I’m sure the former Governor will be delighted by my diplomatic and political answer of – “yes and no.” Well, mostly no.

Now, granted, Arnie was never in danger of winning any awards for his acting talents, except maybe a Razzie or two, but he did have one thing going for him on the big screen – he was an oversized, swollen human being who could bench-press a Honda Civic. That being said, he also did possess a certain charm that only a former bodybuilder with a ridiculously thick Austrian accent could possess. In other words, the audience could believe him in one or two roles – either Arnie could play the cop/soldier/spy hybrid-role or he could play the hulking robot/barbarian with very limited dialogue role. It was very rare that he strayed away from either of these two categories.

And “The Last Stand” is no exception. Arnie plays, not only a cop, but a Sherriff. What a stretch. Get the 2014 Best Actor Oscar polished – now.

And that is the problem. We’ve seen this movie before, a million times. In fact, we’ve seen this Schwarzenegger movie before, a million times. “Why is that a problem?,” the Arnie fan might ask, because, we’ve seen Arnie, himself, do it better before, a million times. 

Arnie meets his fans.

Arnie receives his next script from a fan at “The Last Stand” screening. Get ready for “Return of Eraser.”

 

That is not a good thing – for the viewer or for Arnie’s resurrected movie career. In my opinion, this was the main reason that people stayed away from this movie so much so that it only managed to snag a ninth-place box-office finish in its first weekend in theaters.

I think that moviegoers who saw the trailer or the commercials, like I did, probably were thinking, “I’m pretty sure I saw this movie already” or maybe even, “I liked it better the first time I saw it, when it was called “The Fast and the Furious” or “Con Air” or “The Expendables” or the millions of other various action films that “The Last Stand” blatantly rips off, okay I’ll be nice about it, blatantly borrows from.
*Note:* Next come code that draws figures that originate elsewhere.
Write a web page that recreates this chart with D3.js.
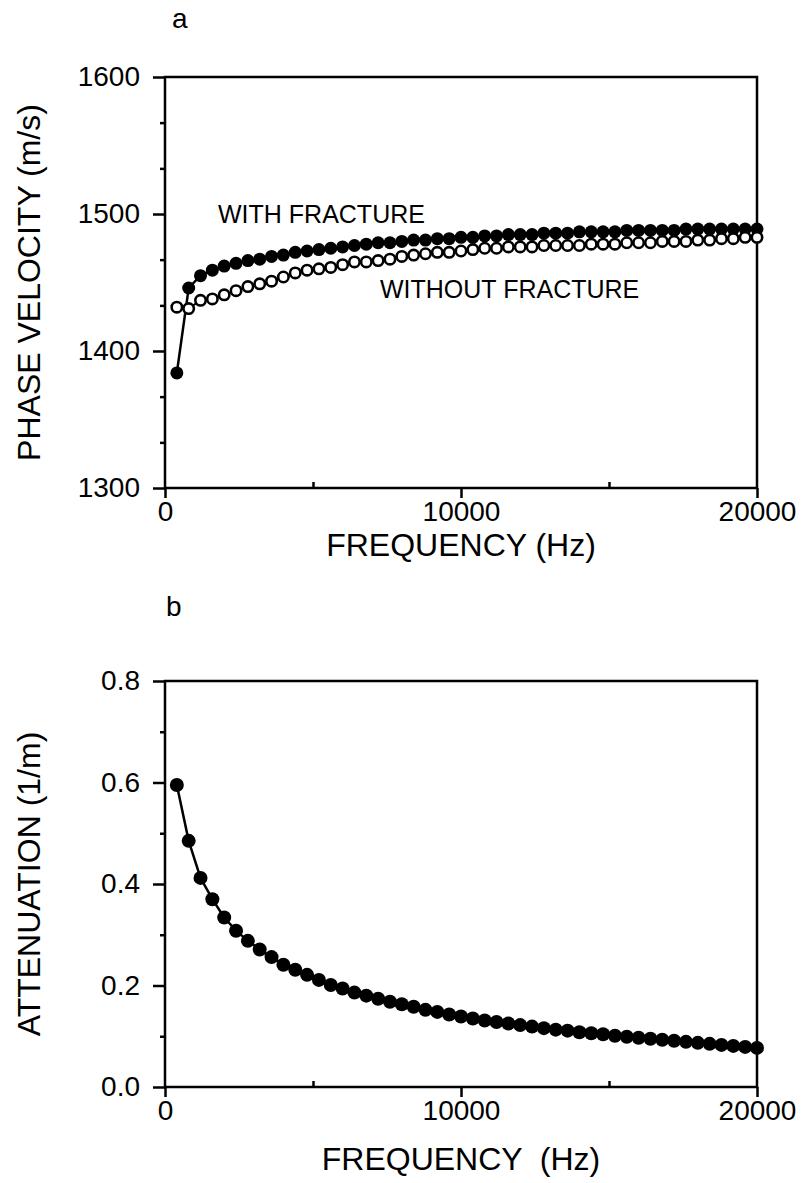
<!DOCTYPE html>
<html>
<head>
<meta charset="utf-8">
<script src="https://cdn.jsdelivr.net/npm/d3@7"></script>
<style>
body { margin: 0; background: #fff; }
text { font-family: "Liberation Sans", Arial, sans-serif; fill: #000; }
</style>
</head>
<body>
<div id="canvas"></div>
<script>
// ----------------------------------------------------------
// DATA -----------------------------------------------------
// ----------------------------------------------------------
var frequency = [
400, 800, 1200, 1600, 2000, 2400, 2800, 3200, 3600, 4000,
4400, 4800, 5200, 5600, 6000, 6400, 6800, 7200, 7600, 8000,
8400, 8800, 9200, 9600, 10000, 10400, 10800, 11200, 11600, 12000,
12400, 12800, 13200, 13600, 14000, 14400, 14800, 15200, 15600, 16000,
16400, 16800, 17200, 17600, 18000, 18400, 18800, 19200, 19600, 20000
];

var velocity_with_fracture = [
1384, 1446, 1455, 1459, 1462, 1464, 1466, 1467, 1469, 1470,
1472, 1473, 1474, 1475, 1476, 1477, 1478, 1479, 1479, 1480,
1481, 1481, 1482, 1482, 1483, 1483, 1484, 1484, 1485, 1485,
1485, 1486, 1486, 1486, 1487, 1487, 1487, 1487, 1488, 1488,
1488, 1488, 1488, 1489, 1489, 1489, 1489, 1489, 1489, 1489
];

var velocity_without_fracture = [
1432, 1431, 1437, 1438, 1441, 1444, 1447, 1449, 1451, 1454,
1457, 1459, 1460, 1461, 1463, 1465, 1465, 1466, 1467, 1469,
1470, 1471, 1472, 1472, 1473, 1474, 1475, 1475, 1476, 1476,
1476, 1477, 1477, 1477, 1477, 1478, 1478, 1478, 1479, 1479,
1479, 1480, 1480, 1480, 1481, 1481, 1482, 1482, 1483, 1483
];

var attenuation = [
0.595, 0.485, 0.412, 0.370, 0.334, 0.308, 0.288, 0.271, 0.256, 0.241,
0.231, 0.221, 0.211, 0.201, 0.194, 0.186, 0.180, 0.174, 0.168, 0.163,
0.158, 0.152, 0.148, 0.143, 0.139, 0.135, 0.131, 0.128, 0.125, 0.122,
0.119, 0.116, 0.113, 0.111, 0.108, 0.106, 0.104, 0.101, 0.099, 0.097,
0.095, 0.093, 0.091, 0.089, 0.087, 0.085, 0.083, 0.081, 0.079, 0.077
];

var x_ticks = [0, 10000, 20000];
var x_minor_ticks = [5000, 15000];
var velocity_ticks = [1300, 1400, 1500, 1600];
var velocity_minor_ticks = [1333.3, 1366.7, 1433.3, 1466.7, 1533.3, 1566.7];
var attenuation_ticks = [0.0, 0.2, 0.4, 0.6, 0.8];
var attenuation_minor_ticks = [0.1, 0.3, 0.5, 0.7];


// ----------------------------------------------------------
// STRUCTURE ------------------------------------------------
// ----------------------------------------------------------
var plot_left = 165;
var plot_right = 757;

var container = d3.select("#canvas").append("svg")
.attr("width", 809)
.attr("height", 1183)
.style("background-color", "#fff");

// shared x scale
var xScale = d3.scaleLinear()
.domain([0, 20000])
.range([plot_left, plot_right]);


// draw one framed panel with axes, returns the y scale
function drawPanel(top, bottom, yDomain, yTicks, yMinor, yFormat, yTitle, xTitle, xTitleY, letter, letterX, letterY) {
var yScale = d3.scaleLinear()
.domain(yDomain)
.range([bottom, top]);

var panel = container.append("g").attr("class", "panel");

// bottom axis, major ticks outward
panel.append("g")
.attr("class", "x_axis")
.attr("transform", `translate(0, ${bottom})`)
.call(d3.axisBottom(xScale)
.tickValues(x_ticks)
.tickSize(10)
.tickPadding(3)
.tickFormat(d3.format("d")));
// bottom axis, minor ticks inward
panel.append("g")
.attr("class", "x_axis_minor")
.attr("transform", `translate(0, ${bottom})`)
.call(d3.axisBottom(xScale)
.tickValues(x_minor_ticks)
.tickSize(-6)
.tickFormat(""));

// left axis
panel.append("g")
.attr("class", "y_axis")
.attr("transform", `translate(${plot_left}, 0)`)
.call(d3.axisLeft(yScale)
.tickValues(yTicks)
.tickSize(12)
.tickPadding(13)
.tickFormat(yFormat));
panel.append("g")
.attr("class", "y_axis_minor")
.attr("transform", `translate(${plot_left}, 0)`)
.call(d3.axisLeft(yScale)
.tickValues(yMinor)
.tickSize(5)
.tickFormat(""));

panel.selectAll(".domain").remove();
panel.selectAll(".tick line")
.attr("stroke", "#000")
.attr("stroke-width", 2.5);
panel.selectAll(".tick text")
.style("font-size", "28px")
.style("font-family", "'Liberation Sans', Arial, sans-serif");

// frame
panel.append("rect")
.attr("x", plot_left)
.attr("y", top)
.attr("width", plot_right - plot_left)
.attr("height", bottom - top)
.attr("fill", "none")
.attr("stroke", "#000")
.attr("stroke-width", 2.5);

// titles
panel.append("text")
.attr("transform", `translate(40, ${(top + bottom) / 2}) rotate(-90)`)
.attr("text-anchor", "middle")
.style("font-size", "32px")
.text(yTitle);

panel.append("text")
.attr("x", (plot_left + plot_right) / 2)
.attr("y", xTitleY)
.attr("text-anchor", "middle")
.style("font-size", "32px")
.style("white-space", "pre")
.text(xTitle);

panel.append("text")
.attr("x", letterX)
.attr("y", letterY)
.style("font-size", "28px")
.text(letter);

return { g: panel, y: yScale };
}


// ----------------------------------------------------------
// GFX ------------------------------------------------------
// ----------------------------------------------------------

// DIAGRAM A - phase velocity --------------------------------
var panel_a = drawPanel(77, 488, [1300, 1600], velocity_ticks, velocity_minor_ticks,
d3.format("d"), "PHASE VELOCITY (m/s)", "FREQUENCY (Hz)", 556, "a", 172, 28);

var line_a = d3.line()
.x((d, i) => xScale(frequency[i]))
.y((d) => panel_a.y(d));

// with fracture: filled dots
panel_a.g.append("path")
.datum(velocity_with_fracture)
.attr("d", line_a)
.attr("fill", "none")
.attr("stroke", "#000")
.attr("stroke-width", 2.5);
panel_a.g.selectAll(".dot_with")
.data(velocity_with_fracture)
.enter()
.append("circle")
.attr("class", "dot_with")
.attr("cx", (d, i) => xScale(frequency[i]))
.attr("cy", (d) => panel_a.y(d))
.attr("r", 6.5)
.attr("fill", "#000");

// without fracture: open dots
panel_a.g.append("path")
.datum(velocity_without_fracture)
.attr("d", line_a)
.attr("fill", "none")
.attr("stroke", "#000")
.attr("stroke-width", 2);
panel_a.g.selectAll(".dot_without")
.data(velocity_without_fracture)
.enter()
.append("circle")
.attr("class", "dot_without")
.attr("cx", (d, i) => xScale(frequency[i]))
.attr("cy", (d) => panel_a.y(d))
.attr("r", 5.2)
.attr("fill", "#fff")
.attr("stroke", "#000")
.attr("stroke-width", 2.6);

// labels
panel_a.g.append("text")
.attr("x", 218)
.attr("y", 223)
.style("font-size", "25px")
.text("WITH FRACTURE");
panel_a.g.append("text")
.attr("x", 380)
.attr("y", 298)
.style("font-size", "25px")
.text("WITHOUT FRACTURE");


// DIAGRAM B - attenuation -----------------------------------
var panel_b = drawPanel(681, 1087, [0, 0.8], attenuation_ticks, attenuation_minor_ticks,
d3.format(".1f"), "ATTENUATION (1/m)", "FREQUENCY  (Hz)", 1170, "b", 166, 616);

var line_b = d3.line()
.x((d, i) => xScale(frequency[i]))
.y((d) => panel_b.y(d));

panel_b.g.append("path")
.datum(attenuation)
.attr("d", line_b)
.attr("fill", "none")
.attr("stroke", "#000")
.attr("stroke-width", 2.5);
panel_b.g.selectAll(".dot_att")
.data(attenuation)
.enter()
.append("circle")
.attr("class", "dot_att")
.attr("cx", (d, i) => xScale(frequency[i]))
.attr("cy", (d) => panel_b.y(d))
.attr("r", 7)
.attr("fill", "#000");
</script>
</body>
</html>
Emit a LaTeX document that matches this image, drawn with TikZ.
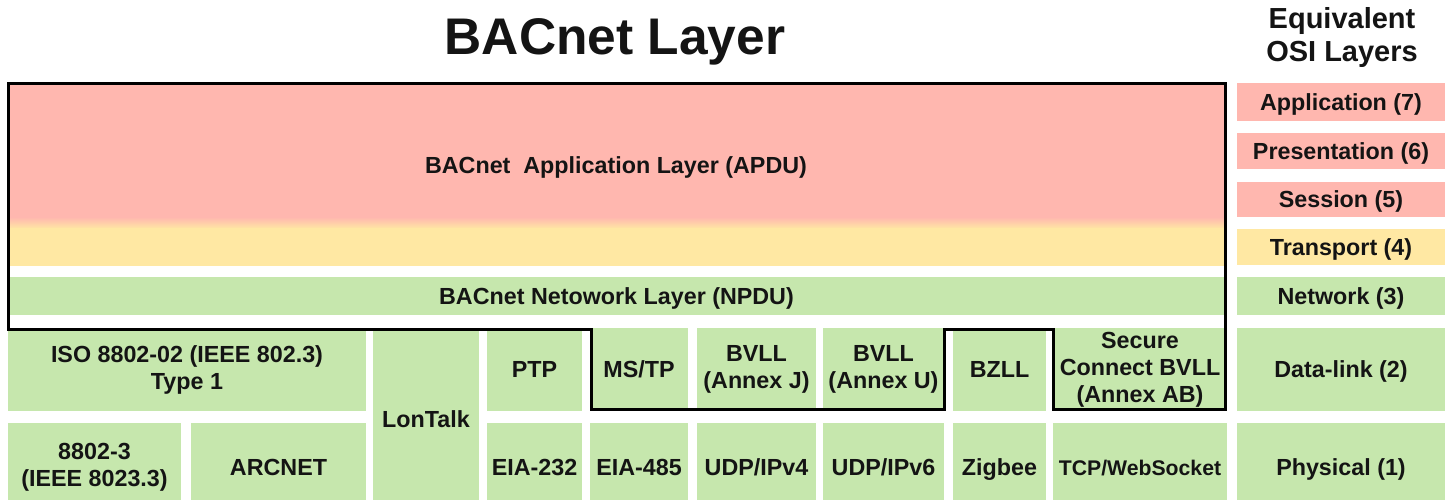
\documentclass[tikz,border=0pt]{standalone}
\usepackage{fontspec}
\setmainfont{Liberation Sans}
\definecolor{appred}{HTML}{FFB7AF}
\definecolor{trnyel}{HTML}{FFE8A3}
\definecolor{lgreen}{HTML}{C6E7AD}
\definecolor{ink}{HTML}{141414}
\tikzset{
  cell/.style={inner sep=0pt, outer sep=0pt, align=center, text=ink,
    font=\bfseries\fontsize{23.3}{27}\selectfont},
  gcell/.style={cell, fill=lgreen},
  oneline/.style={text height=18pt, text depth=1.3pt},
  osiheadtext/.style={inner sep=0pt, text=ink, font=\bfseries\fontsize{29}{33}\selectfont},
  stackline/.style={draw=black, line width=3pt, line join=miter}
}
\begin{document}
\begin{tikzpicture}[x=1pt, y=-1pt]
\useasboundingbox (0,0) rectangle (1448,500);
\clip (0,0) rectangle (1448,500);
\fill[white] (0,0) rectangle (1448,500);

% headings
\node[inner sep=0pt, text=ink, font=\bfseries\fontsize{51.5}{55}\selectfont] (title) at (615,42) {BACnet Layer};
\node[osiheadtext] (eqv) at (1342,21) {Equivalent};
\node[osiheadtext] (osih) at (1342,54) {OSI Layers};

% application / transport block
\fill[appred] (8,84) rectangle (1225,218);
\shade[top color=appred, bottom color=trnyel] (8,217) rectangle (1225,229);
\fill[trnyel] (8,228) rectangle (1225,266);
\node[cell, oneline] (apdu) at (616,165) {BACnet\ \ Application Layer (APDU)};

% network layer
\node[gcell, oneline, minimum width=1217pt, minimum height=38pt] (npdu) at (616.5,296) {BACnet Netowork Layer (NPDU)};

% data-link row
\node[gcell, minimum width=358pt, minimum height=83pt] (iso) at (187,369.5) {ISO 8802-02 (IEEE 802.3)\\Type 1};
\node[gcell, oneline, minimum width=106pt, minimum height=183pt] (lon) at (426,419.5) {LonTalk};
\node[gcell, oneline, minimum width=95pt, minimum height=83pt] (ptp) at (534.5,369.5) {PTP};
\node[gcell, oneline, minimum width=98pt, minimum height=83pt] (mstp) at (639,369.5) {MS/TP};
\node[gcell, minimum width=119pt, minimum height=83pt] (bvllj) at (756.5,369.5) {BVLL\\(Annex J)};
\node[gcell, minimum width=121pt, minimum height=83pt] (bvllu) at (883.5,369.5) {BVLL\\(Annex U)};
\node[gcell, oneline, minimum width=93pt, minimum height=83pt] (bzll) at (999.5,369.5) {BZLL};
\node[gcell, minimum width=174pt, minimum height=83pt] (sc) at (1140,369.5) {Secure\\Connect BVLL\\(Annex AB)};

% physical row
\node[gcell, minimum width=173pt, minimum height=88pt] (e88023) at (94.5,467) {8802-3\\(IEEE 8023.3)};
\node[gcell, oneline, minimum width=175pt, minimum height=88pt] (arc) at (278.5,467) {ARCNET};
\node[gcell, oneline, minimum width=95pt, minimum height=88pt] (eia232) at (534.5,467) {EIA-232};
\node[gcell, oneline, minimum width=98pt, minimum height=88pt] (eia485) at (639,467) {EIA-485};
\node[gcell, oneline, minimum width=119pt, minimum height=88pt] (udp4) at (756.5,467) {UDP/IPv4};
\node[gcell, oneline, minimum width=121pt, minimum height=88pt] (udp6) at (883.5,467) {UDP/IPv6};
\node[gcell, oneline, minimum width=93pt, minimum height=88pt] (zig) at (999.5,467) {Zigbee};
\node[gcell, oneline, minimum width=174pt, minimum height=88pt, font=\bfseries\fontsize{21.2}{25}\selectfont] (tcp) at (1140,467) {TCP/WebSocket};

% equivalent OSI layers
\node[cell, oneline, fill=appred, minimum width=208pt, minimum height=38pt] (osi7) at (1341,102) {Application (7)};
\node[cell, oneline, fill=appred, minimum width=208pt, minimum height=36pt] (osi6) at (1341,151) {Presentation (6)};
\node[cell, oneline, fill=appred, minimum width=208pt, minimum height=35pt] (osi5) at (1341,199.5) {Session (5)};
\node[cell, oneline, fill=trnyel, minimum width=208pt, minimum height=36pt] (osi4) at (1341,247) {Transport (4)};
\node[gcell, oneline, minimum width=208pt, minimum height=38pt] (osi3) at (1341,296) {Network (3)};
\node[gcell, oneline, minimum width=208pt, minimum height=83pt] (osi2) at (1341,369.5) {Data-link (2)};
\node[gcell, oneline, minimum width=208pt, minimum height=88pt] (osi1) at (1341,467) {Physical (1)};

% outline of the BACnet stack
\draw[stackline] (8,84) -- (1225,84) -- (1225,409) -- (1053,409) -- (1053,329)
  -- (944,329) -- (944,409) -- (591,409) -- (591,329) -- (8,329) -- cycle;
\end{tikzpicture}
\end{document}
I mean every death scene, car chase, back story, villain, good guy, plot twist, catch phrase, piece of dialogue and explosion-filled shoot-out has been done better in another movie. Usually, when I watch an action movie, no matter how generic they are, I find one scene or even a moment that makes me go, “YEAH” or “OOH” or at least crack a smile. This film induced exactly ONE of these expressions from me – ONE. And the only reason it did was because the moment in question was so excessively violent that I was genuinely taken a back.  Although, it was only because I thought I was watching a PG-13 movie, but I was wrong – it was R.

One more thing before I go – the cast is okay, considering the paper-thin roles they have to play. Johnny Knoxville and Luis Guzman had some funny lines. Arnie dropped a couple of “F-bombs,” for apparent shock value. Forest Whitaker, and his half-open right eye, was sufficient.

Here’s a little bit of useless trivia for you – this film happens to reunite Arnie with his “Predator” co-star Sonny Landham, who played the bad-ass, knife-to-the-chest Billy. Dutch… now that’s a movie role I wouldn’t mind Arnie returning to. Somebody call fellow, former Governor Jesse Ventura and Carl Weathers. Shane Black could write and direct it.

However, I did notice that a lot of the actors in the film had accents. I mean, thick, hard to understand accents – and not just Arnie. Basically, if you thought a small-town Sheriff with a crazy European-based diction is unbelievable, then just check out ever-present, action bad guy Peter Stormare in his role. He goes in-and-out of a Southern drawl and back into his Swedish real-life accent, like it’s his job, which makes you wonder why he had this job to begin with. It’s terrible. I’m not sure if it was on purpose, but for his sake, I hope it was.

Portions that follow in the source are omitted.